- What’s Good: Nick Cage, when used right, hits the spot. The last act is so crazy you’ll call it genius or you’ll call it stupid. Me: the former.
- What’s Not: Director Alex Proyas always gets shot down for taking chances. He’s doomed and might as well play it safe–maybe then critics will respect the guy.
Nick Cage doesn’t act, he ACTS. Every move, every gesture, every emotion is enunciated to a level of fourth wall breaking distraction. Usually this is just annoying and when it’s not that it’s funny to a point of delirium (see Nick punching women in bear suits from “Wicker Man,” see also face melting scene in “Ghost Rider,” see also the entirety of “Bangkock Dangerous”) but his hyperbollocks (my word) style fits right in with Alex Proya’s latest. Having made the classic “Dark City” and underrated Hollywood “I Robot” the director always finds a way to work in some notion, indirect as it may be, relating to the end of the world. He’s done it figuratively (the “city” in “Dark City” crumbles), indirectly through artistic implication (the fantastically subtle final shot of “I, Robot” where robo-Jesus leads his flock to the promise land) and, now, literally but through the guise of a common supernatural thriller. I would call “Knowing” sci-fi fantasy posing as a thriller or, more to the point, a lively mash-up of “Final Destination’s” mechanics and “Donnie Darko’s” grandiose gestures. While the film also looks like a lower rent version of the already low rent “The Number 23,” the gradual genre contortions allow this film to come off as a genuine surprise. You may hate it, but you WILL be surprised by what you see!

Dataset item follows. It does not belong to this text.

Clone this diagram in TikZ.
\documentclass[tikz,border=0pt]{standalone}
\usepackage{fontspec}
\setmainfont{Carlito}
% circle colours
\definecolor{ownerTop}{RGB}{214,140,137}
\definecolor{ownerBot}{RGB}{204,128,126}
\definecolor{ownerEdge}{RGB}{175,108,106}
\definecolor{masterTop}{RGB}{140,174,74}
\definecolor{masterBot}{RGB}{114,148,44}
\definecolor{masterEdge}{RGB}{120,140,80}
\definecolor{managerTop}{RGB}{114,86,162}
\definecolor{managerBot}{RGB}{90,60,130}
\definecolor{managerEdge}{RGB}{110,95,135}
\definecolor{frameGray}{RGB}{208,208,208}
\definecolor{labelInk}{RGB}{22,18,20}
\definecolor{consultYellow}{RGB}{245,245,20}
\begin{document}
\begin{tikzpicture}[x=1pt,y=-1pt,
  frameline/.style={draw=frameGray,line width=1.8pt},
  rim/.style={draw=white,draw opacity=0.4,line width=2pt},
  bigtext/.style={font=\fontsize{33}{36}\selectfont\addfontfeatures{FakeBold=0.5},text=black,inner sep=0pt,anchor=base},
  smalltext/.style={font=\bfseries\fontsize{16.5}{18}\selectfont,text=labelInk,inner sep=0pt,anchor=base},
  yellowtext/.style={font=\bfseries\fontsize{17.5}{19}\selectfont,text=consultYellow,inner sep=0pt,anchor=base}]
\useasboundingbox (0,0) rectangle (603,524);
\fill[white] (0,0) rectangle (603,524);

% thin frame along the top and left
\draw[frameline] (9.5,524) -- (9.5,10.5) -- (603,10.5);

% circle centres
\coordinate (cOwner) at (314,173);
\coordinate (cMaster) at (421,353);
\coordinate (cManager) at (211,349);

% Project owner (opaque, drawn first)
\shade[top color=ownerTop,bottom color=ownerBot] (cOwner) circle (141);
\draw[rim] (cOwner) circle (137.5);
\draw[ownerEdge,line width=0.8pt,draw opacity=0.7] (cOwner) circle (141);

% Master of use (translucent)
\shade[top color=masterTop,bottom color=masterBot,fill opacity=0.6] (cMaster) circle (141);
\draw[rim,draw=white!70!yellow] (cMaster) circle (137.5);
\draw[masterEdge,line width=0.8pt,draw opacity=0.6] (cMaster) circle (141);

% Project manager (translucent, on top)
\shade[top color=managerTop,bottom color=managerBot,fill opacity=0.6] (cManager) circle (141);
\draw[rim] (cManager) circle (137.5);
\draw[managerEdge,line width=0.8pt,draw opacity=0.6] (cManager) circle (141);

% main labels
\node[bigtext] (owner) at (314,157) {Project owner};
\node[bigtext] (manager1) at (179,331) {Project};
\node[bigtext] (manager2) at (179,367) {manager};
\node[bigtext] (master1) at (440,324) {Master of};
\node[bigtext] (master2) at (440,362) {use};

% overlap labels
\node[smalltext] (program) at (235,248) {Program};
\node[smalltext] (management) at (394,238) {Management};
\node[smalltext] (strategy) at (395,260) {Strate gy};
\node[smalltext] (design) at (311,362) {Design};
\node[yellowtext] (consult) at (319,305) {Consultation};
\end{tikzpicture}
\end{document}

As the film establishes the premise that a page of numbers from the past has a way of haunting our present, tension builds in ways that are not cinematically mind blowing; things creek in the dark, strange figures appear out of the fog and random numbers coalesce into full fledged prophecies. “Knowing” may read like a (by the) numbers thriller about a string of fatalistic disasters leading up to the ultimate whopper, but I give the story (written by someone whose only previous credit is “Mercury Rising”!) a lot of credit for taking a simple/derivative idea and following it –perhaps even stretching it– to a singularity point of absolute endness. Far too many Hollywood films cut short their narrative trajectories and, thus, are usually remembered for their concept more than the paid off. I would use M Night’s “The Happening” as a prime example of chicken shit Hollywood filmmaking; of taking an idea full great promise and imagination, the end of days, and pulling back on it just before it’s allowed to get interesting or say something new. As with 2007′s “Sunshine,” Here is a film that does both and, in the process, goes down in a blaze of glory. Literally, “blaze” and “glory” are the two most symbolic features of Proyas’ visionary (yeah, I said it!) final denouement where notions of science and divine destiny collide to create the biggest WTF moment I’ve seen in years. I wish I could spoil it but that would rob the film of so much of its power.
As with Cage, the film supersizes everything. Things don’t happen, they HAPPEN. But, taken as a lofty and searchingly ambitious B-movie, I feel “Knowing” is a truly special film. Something easy to overlook due to all the hamminess and loose ends (deconstructing the film will make you go mad), but something that refuses to compromise. Plus, where else are you going to find a film where Nick Cage out acts fate. Nowhere. NOWHERE!!!!!!!!!!!!!!!!!!!!!!!! I love this film.